Mimi Augello était en la galante compagnie d'une femme mariée, quand l'arrivée très inattendue du mari l'a poussé, dans la meilleure tradition du vaudeville, à se sauver par le balcon. Espérant profiter de ce que les persiennes et la fenêtre de l'étage inférieur étaient ouvertes pour partir discrètement, Augello a la mauvaise surprise de mettre la main sur un corps glacé allongé sur le lit. D'où son arrivée en catastrophe chez Montalbano.
Rien à faire en pleine nuit, mais le lendemain matin, le signalement d'un mort trouvé tout habillé allongé sur un lit n'est pas à la bonne adresse, cependant que le cadavre découvert par Augello a disparu. Le mort qu'ils trouvent est Carmelo Catalanotti, un metteur en scène amateur aux méthodes originales, usurier à ses heures. L'enquête est compliquée par le fait que l'un des débiteurs de Catalanotti s'est fait tirer dessus, et refuse de dénoncer son agresseur.

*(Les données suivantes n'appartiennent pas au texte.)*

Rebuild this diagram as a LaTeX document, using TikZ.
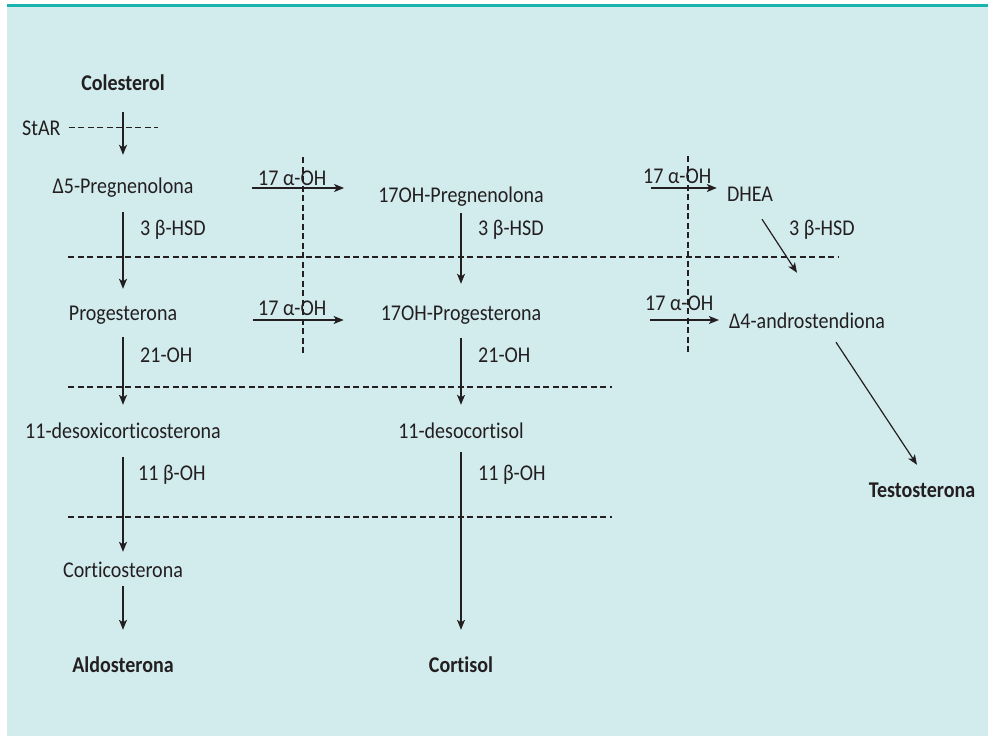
\documentclass[tikz,border=0pt]{standalone}
\usepackage{fontspec}
\setmainfont{Carlito}[FakeStretch=0.89,Ligatures=NoCommon]
\usetikzlibrary{arrows.meta}
\definecolor{bgcyan}{HTML}{D2ECEE}
\definecolor{topteal}{HTML}{1AB3AE}
\definecolor{ink}{HTML}{231F20}

\begin{document}
\begin{tikzpicture}[x=1pt,y=-1pt,
  font=\fontsize{22.5}{27}\selectfont,
  cpd/.style={anchor=base,inner sep=0pt,text height=15pt,text depth=5pt,text=ink},
  cpdb/.style={cpd,font=\fontsize{22.5}{27}\selectfont\bfseries},
  enz/.style={anchor=base west,inner sep=0pt,text=ink},
  arr/.style={draw=ink,line width=1.2pt,-{Stealth[length=10pt,width=8pt,inset=2.5pt]}},
  sep/.style={draw=ink,line width=1.1pt,dash pattern=on 6pt off 3.5pt}]
\def\xL{123}
\def\xM{461}
\useasboundingbox (0,0) rectangle (988,736);
\fill[white] (0,0) rectangle (988,736);
\fill[bgcyan] (7,7) rectangle (988,736);
\fill[topteal] (7,4) rectangle (988,7);

\node[cpdb] (col) at (\xL,90) {Colesterol};
\node[cpd] (dpreg) at (\xL,193) {Δ5-Pregnenolona};
\node[cpd] (prog) at (\xL,320) {Progesterona};
\node[cpd] (doc) at (\xL,438) {11-desoxicorticosterona};
\node[cpd] (cortico) at (\xL,577) {Corticosterona};
\node[cpdb] (aldo) at (\xL,672) {Aldosterona};
\node[cpd] (ohpreg) at (\xM,202) {17OH-Pregnenolona};
\node[cpd] (ohprog) at (\xM,320) {17OH-Progesterona};
\node[cpd] (dcort) at (\xM,438) {11-desocortisol};
\node[cpdb] (cortisol) at (\xM,672) {Cortisol};
\node[cpd] (dhea) at (750,201) {DHEA};
\node[cpd] (andro) at (807,328) {Δ4-androstendiona};
\node[cpdb] (testo) at (922,497) {Testosterona};

\node[enz] (star) at (22,135) {StAR};
\node[enz] (hsdL) at (140,235) {3 β-HSD};
\node[enz] (ohL) at (140,362) {21-OH};
\node[enz] (boL) at (138,480) {11 β-OH};
\node[enz] (hsdM) at (478,235) {3 β-HSD};
\node[enz] (ohM) at (478,362) {21-OH};
\node[enz] (boM) at (478,480) {11 β-OH};
\node[enz] (hsdR) at (789,235) {3 β-HSD};
\node[enz] (aoh1) at (258,185) {17 α-OH};
\node[enz] (aoh2) at (258,315) {17 α-OH};
\node[enz] (aoh3) at (643,183) {17 α-OH};
\node[enz] (aoh4) at (645,310) {17 α-OH};

\draw[sep] ([xshift=8pt]star.east) -- ++(89,0);
\draw[sep] (68,257) -- (838,257);
\draw[sep] (68,387) -- (612,387);
\draw[sep] (68,517) -- (612,517);
\draw[sep] (303,157) -- (303,353);
\draw[sep] (688,156) -- (688,353);

\draw[arr,shorten <=17pt,shorten >=23pt] (col.south) -- (dpreg.north);
\draw[arr,shorten <=14pt,shorten >=16pt] (dpreg.south) -- (prog.north);
\draw[arr,shorten <=12pt,shorten >=18pt] (prog.south) -- (doc.north);
\draw[arr,shorten <=14pt,shorten >=10pt] (doc.south) -- (cortico.north);
\draw[arr,shorten <=4pt,shorten >=27pt] (cortico.south) -- (aldo.north);
\draw[arr,shorten <=6pt,shorten >=21pt] (ohpreg.south) -- (ohprog.north);
\draw[arr,shorten <=13pt,shorten >=18pt] (ohprog.south) -- (dcort.north);
\draw[arr,shorten <=9pt,shorten >=27pt] (dcort.south) -- (cortisol.north);

\draw[arr,shorten <=58pt,shorten >=34pt] (dpreg.east) -- (dpreg.east -| ohpreg.west);
\draw[arr,shorten <=107pt,shorten >=10pt] ([yshift=9pt]ohpreg.east) -- ([yshift=9pt]ohpreg.east -| dhea.west);
\draw[arr,shorten <=76pt,shorten >=37pt] (prog.base east) -- (prog.base east -| ohprog.west);
\draw[arr,shorten <=109pt,shorten >=10pt] (ohprog.base east) -- (ohprog.base east -| andro.west);
\draw[arr] ([shift={(12,13)}]dhea.south) -- ([shift={(-10,-40)}]andro.north);
\draw[arr] ([shift={(29,9)}]andro.south) -- ([shift={(-5,-17)}]testo.north);
\end{tikzpicture}
\end{document}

L'intrigue policière, comme souvent dans les romans mettant en scène le commissaire Montalbano, est un prétexte pour présenter l'état de la Sicile de nos jours, celle que les visiteurs voient et celle qu'ils ne voient pas, avec la beauté de ses sites historiques et l'effrayante proportion de personnes au chômage, ici représentées par le jeune couple Nico-Margherita. Elle sert aussi de cadre à l'évolution du personnage principal, entre ce qui ne change pas : son caractère, ses habitudes alimentaires, les hommes qui l'entourent (à commencer par l'ineffable Catarella !) ou la façon dont il accomplit son devoir de policier ; et ce qui change : son corps, avec l'âge qui vient, et ses relations avec son éternelle et lointaine fiancée, Livia. Ces dernières vont prendre un tournant possiblement décisif, avec l'apparition dans ce roman de la jeune et belle Antonia, cheffe de la Police Scientifique locale, qui va aider le commissaire dans son enquête, en plus de le foudroyer d'amour.

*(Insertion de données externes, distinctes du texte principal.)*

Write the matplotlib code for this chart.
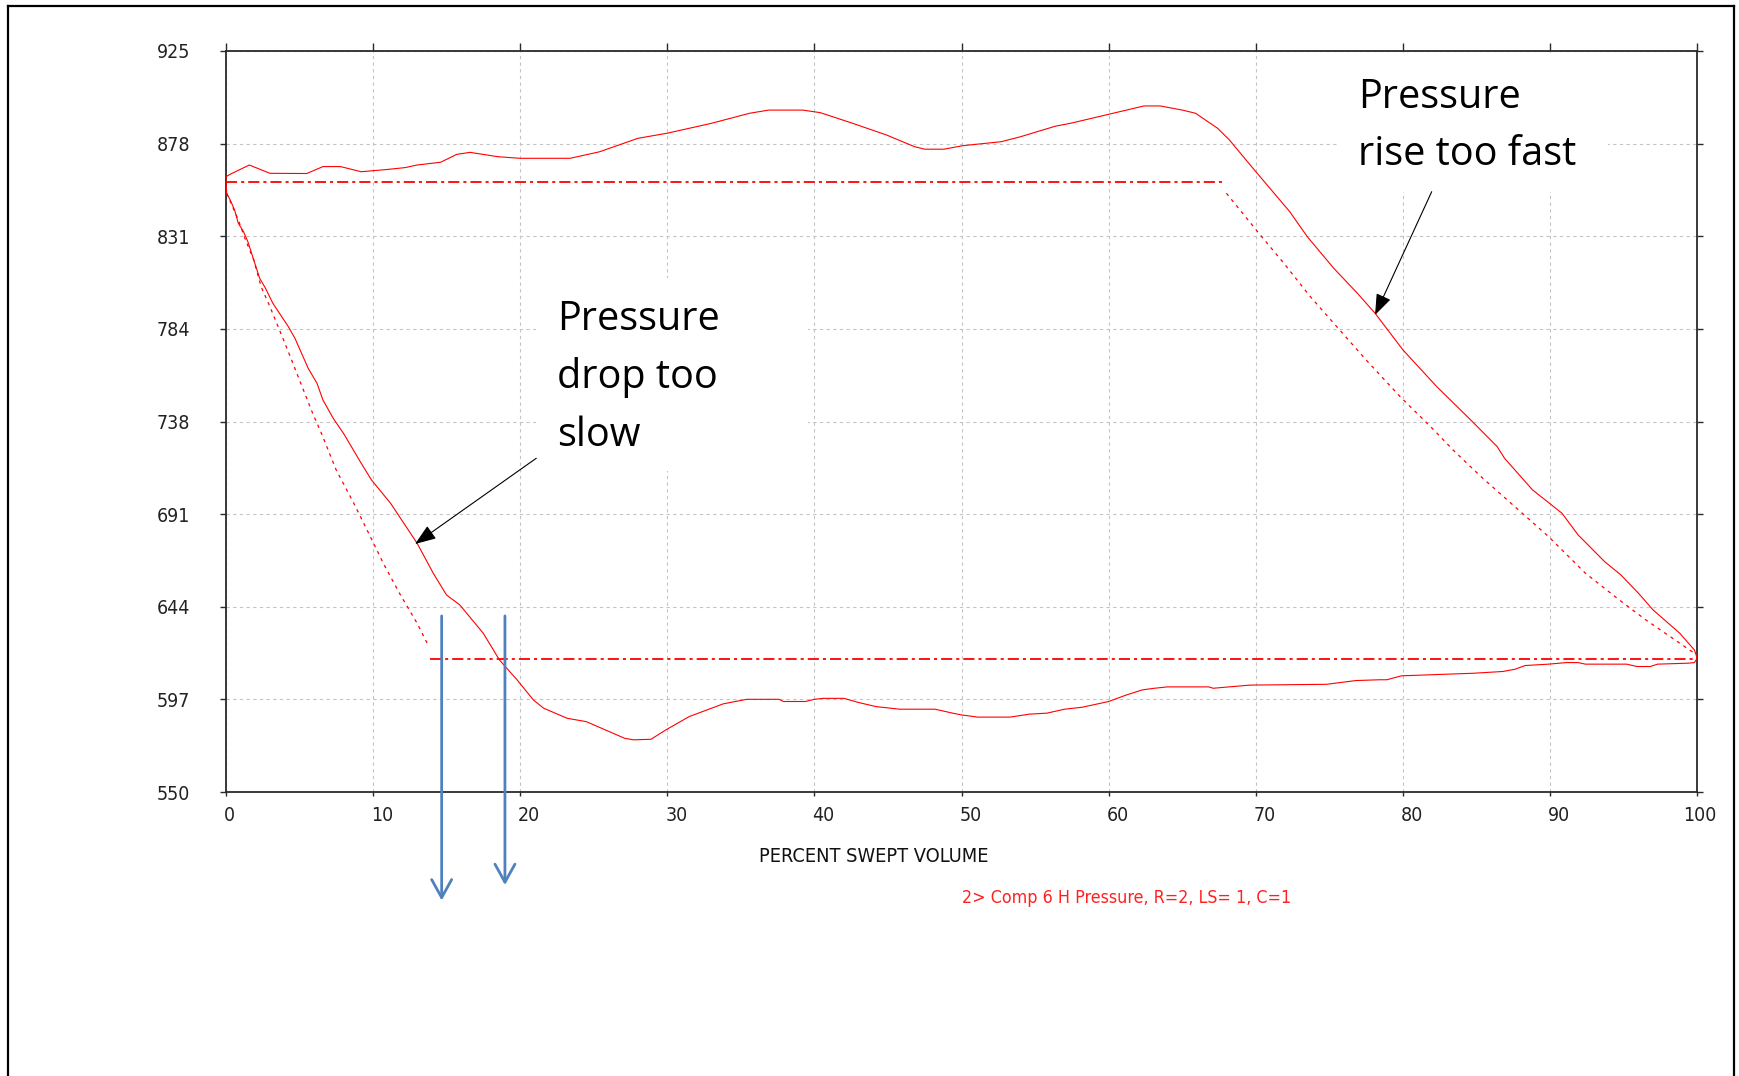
import matplotlib.pyplot as plt
from matplotlib.lines import Line2D
from matplotlib.patches import Rectangle
import matplotlib.transforms as mtransforms

plt.rcParams['font.family'] = ['DejaVu Sans']
plt.rcParams['font.stretch'] = 'condensed'
plt.rcParams['lines.scale_dashes'] = False

W, H = 1739, 1076

# measured card, one closed loop: discharge side left->right, then suction side back
pct = [0.0, 0.4, 1.6, 3.0, 5.5, 6.6, 7.8, 9.2, 10.0, 10.9, 12.2, 13.0, 14.6, 15.7, 16.6,
       18.5, 20.0, 23.4, 25.4, 28.0, 30.0, 33.0, 35.6, 36.9, 39.2, 40.4, 42.6, 44.9, 46.8,
       47.5, 48.8, 50.1, 52.7, 54.0, 56.4, 57.4, 60.0, 62.4, 63.5, 65.0, 65.9, 67.4, 68.2,
       69.9, 72.3, 73.5, 75.3, 76.9, 78.1, 80.0, 82.3, 84.6, 86.4, 86.9, 88.8, 90.8, 91.9,
       93.7, 94.8, 96.0, 97.0, 98.8, 99.8, 100.0, 99.8,
       99.4, 97.3, 96.8, 95.9, 95.2, 92.4, 91.9, 91.1, 89.9, 88.3, 87.6, 86.8, 84.8, 81.7,
       79.9, 78.9, 78.4, 76.8, 74.8, 69.6, 67.9, 67.1, 66.8, 64.0, 63.1, 62.3, 61.2, 60.0,
       58.2, 57.0, 55.8, 54.6, 53.3, 51.1, 50.0, 49.4, 48.2, 45.8, 44.2, 43.0, 42.0, 40.6,
       40.0, 39.4, 37.9, 37.6, 35.4, 33.8, 31.5, 29.9, 28.9, 27.7, 27.1, 24.5, 23.2, 21.6,
       20.9, 19.8, 18.6, 17.5, 15.9, 15.0, 14.1, 13.0, 11.8, 11.2, 9.9, 9.2, 8.0, 7.3, 6.6,
       6.2, 5.6, 4.7, 4.25, 3.2, 2.7, 2.3, 1.9, 1.5, 1.2, 0.85, 0.6, 0.3, 0.06, 0.0]
prs = [861.4, 863.0, 867.3, 863.1, 863.0, 866.5, 866.5, 863.9, 864.4, 865.0, 866.0, 867.3,
       868.7, 872.7, 873.7, 871.5, 870.7, 870.7, 874.0, 880.8, 883.4, 888.4, 893.5, 895.1,
       895.1, 893.8, 888.4, 882.5, 876.6, 875.3, 875.3, 877.1, 879.1, 881.6, 887.0, 888.4,
       893.0, 897.2, 897.2, 895.1, 893.5, 885.9, 880.0, 864.8, 843.7, 831.0, 815.0, 802.4,
       792.3, 773.7, 755.1, 738.3, 724.8, 718.9, 702.9, 691.1, 680.1, 666.6, 659.9, 650.6,
       642.1, 630.4, 621.9, 617.7, 615.5,
       615.2, 614.7, 613.5, 613.5, 614.7, 614.7, 615.5, 615.5, 614.7, 614.0, 612.1, 611.0,
       610.1, 609.3, 608.8, 606.8, 606.8, 606.4, 604.5, 604.1, 603.0, 602.5, 603.2, 603.2,
       602.5, 601.7, 599.1, 595.8, 592.9, 591.9, 589.9, 589.4, 587.9, 587.9, 589.0, 589.9,
       591.9, 591.9, 593.2, 595.3, 597.4, 597.4, 596.9, 595.8, 595.8, 596.9, 596.9, 594.6,
       588.2, 581.4, 576.7, 576.4, 577.2, 585.6, 587.3, 592.4, 596.6, 606.7, 616.8, 630.3,
       644.7, 649.7, 660.7, 675.9, 689.4, 696.1, 707.9, 716.4, 731.5, 739.1, 748.4, 756.8,
       764.4, 779.6, 785.5, 797.3, 804.9, 810.0, 819.2, 828.5, 833.6, 837.8, 844.5, 849.6,
       853.0, 861.4]

# theoretical card
disch_x = [0, 68.0]
disch_y = [858.9, 858.9]
suct_x = [13.9, 100]
suct_y = [617.4, 617.4]
comp_x = [68.0, 69.1, 70.2, 71.9, 73.7, 75.7, 77.5, 79.8, 82.1, 83.4, 85.3, 88.1, 89.9,
          92.4, 94.7, 96.5, 98.5, 99.8]
comp_y = [853.0, 842.9, 832.8, 817.6, 800.7, 783.8, 768.6, 750.1, 733.2, 723.1, 709.6,
          691.1, 679.2, 660.7, 647.2, 637.1, 626.9, 620.2]
exp_x = [0.06, 0.85, 1.3, 1.9, 2.4, 3.0, 3.6, 4.25, 5.0, 5.9, 6.5, 7.5, 8.7, 9.6, 10.7,
         11.8, 13.0, 13.8]
exp_y = [853.0, 839.5, 830.2, 819.2, 805.7, 795.6, 784.7, 772.8, 758.6, 741.7, 731.5,
         713.0, 696.1, 682.6, 665.8, 650.6, 635.4, 623.6]

y_ticks = [550, 596.875, 643.75, 690.625, 737.5, 784.375, 831.25, 878.125, 925]
y_labels = ['550', '597', '644', '691', '738', '784', '831', '878', '925']
x_ticks = [0, 10, 20, 30, 40, 50, 60, 70, 80, 90, 100]

# blue marker arrows (x position, lower end)
marks_x = [14.67, 18.97]
marks_top = 639.1
marks_end = [495.1, 502.9]

fig = plt.figure(figsize=(W / 100, H / 100), dpi=100)
ax = fig.add_axes([225.8 / W, 1 - 792 / H, (1697.3 - 225.8) / W, (792 - 51) / H])

red = '#ff0000'
ax.plot(pct, prs, color=red, lw=0.8, zorder=3)
ax.plot(disch_x, disch_y, color=red, lw=1.3, dashes=[8, 2.9, 2.2, 2.9], zorder=3)
ax.plot(suct_x, suct_y, color=red, lw=1.3, dashes=[8, 2.9, 2.2, 2.9], zorder=3)
ax.plot(comp_x, comp_y, color=red, lw=0.9, dashes=[2.4, 3.2], zorder=3)
ax.plot(exp_x, exp_y, color=red, lw=0.9, dashes=[2.4, 3.2], zorder=3)

ax.set_xlim(0, 100)
ax.set_ylim(550, 925)
ax.set_yticks(y_ticks)
ax.set_yticklabels(y_labels)
ax.set_xticks(x_ticks)
ax.set_xticklabels([])
ax.grid(True, color='#c4c4c4', lw=0.8, linestyle=(0, (2.4, 2.4)), zorder=0)
ax.set_axisbelow(True)

for s in ax.spines.values():
    s.set_color('#2a2a2a')
    s.set_linewidth(1.3)
ax.tick_params(direction='out', top=True, right=True, color='#2a2a2a', width=1.0)
ax.tick_params(axis='y', length=4.5, pad=21, labelsize=14, labelcolor='#222222')
ax.tick_params(axis='x', length=3, labelbottom=False)
for t in ax.xaxis.get_major_ticks():
    t.tick2line.set_markersize(5.5)

for v in x_ticks:
    dx = -14 if v == 100 else -2
    off = mtransforms.ScaledTranslation(dx / 100, -14 / 100, fig.dpi_scale_trans)
    ax.text(v, 0, str(v), transform=ax.get_xaxis_transform() + off,
            ha='left', va='top', fontsize=14, color='#222222')

fig.text(873.5 / W, 1 - 857 / H, 'PERCENT SWEPT VOLUME', ha='center', va='center',
         fontsize=14.3, color='#111111')
fig.text(1126.5 / W, 1 - 898 / H, '2> Comp 6 H Pressure, R=2, LS= 1, C=1', ha='center',
         va='center', fontsize=12.8, color='#ff2020')

# white text boxes covering the grid
for x0, y0, x1, y1 in [(536, 278, 808, 471), (1338, 55, 1608, 192)]:
    ax.add_patch(Rectangle((x0 / W, 1 - y1 / H), (x1 - x0) / W, (y1 - y0) / H,
                           transform=fig.transFigure, facecolor='white',
                           edgecolor='none', zorder=4, clip_on=False))

ann = dict(family='Open Sans', fontsize=28.5, color='black', stretch='normal')
for i, line in enumerate(['Pressure', 'drop too', 'slow']):
    fig.text(557 / W, 1 - (330 + 58 * i) / H, line, va='baseline', ha='left', **ann)
for i, line in enumerate(['Pressure', 'rise too fast']):
    fig.text(1358 / W, 1 - (108 + 57 * i) / H, line, va='baseline', ha='left', **ann)

black_arrow = dict(arrowstyle='-|>,head_length=0.65,head_width=0.24', color='black',
                   lw=0.8, shrinkA=0, shrinkB=0, mutation_scale=20)
ax.annotate('', xy=(12.86, 675.5), xytext=(21.1, 718.9), arrowprops=black_arrow, zorder=6)
ax.annotate('', xy=(78.1, 791.4), xytext=(81.95, 853.8), arrowprops=black_arrow, zorder=6)

for mx, me in zip(marks_x, marks_end):
    ax.annotate('', xy=(mx, me), xytext=(mx, marks_top), annotation_clip=False,
                arrowprops=dict(arrowstyle='->,head_length=0.65,head_width=0.36',
                                color='#4f81bd', lw=2.0, shrinkA=0, shrinkB=0,
                                mutation_scale=20, clip_on=False), zorder=6)

# outer frame of the slide image
for xs, ys in [([8, 8], [6, H + 5]), ([8, 1734], [6, 6]), ([1734, 1734], [6, H + 5])]:
    fig.add_artist(Line2D([x / W for x in xs], [1 - y / H for y in ys], color='black',
                          lw=1.6, transform=fig.transFigure))

fig.savefig('out.png', dpi=100)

Le traducteur expose dans une préface passionnante comment il en est venu à traduire la langue si particulière de Camilleri, dont les différents niveaux étaient une gageure à faire passer dans une autre langue. Pour ceux et celles qui n'auraient jamais lu de roman dans la série, la préface sera sans doute très utile, sachant que le texte, avec les choix du traducteur, est suffisamment clair pour être compréhensible, même pour qui ne serait pas familier du "camillerese" traduit par Quadruppani. Pour les habitué.es de l'auteur et de son personnage, pas de surprise, mais de grands moments de drôlerie dans un univers qui a beaucoup de points communs avec la commedia dell'arte.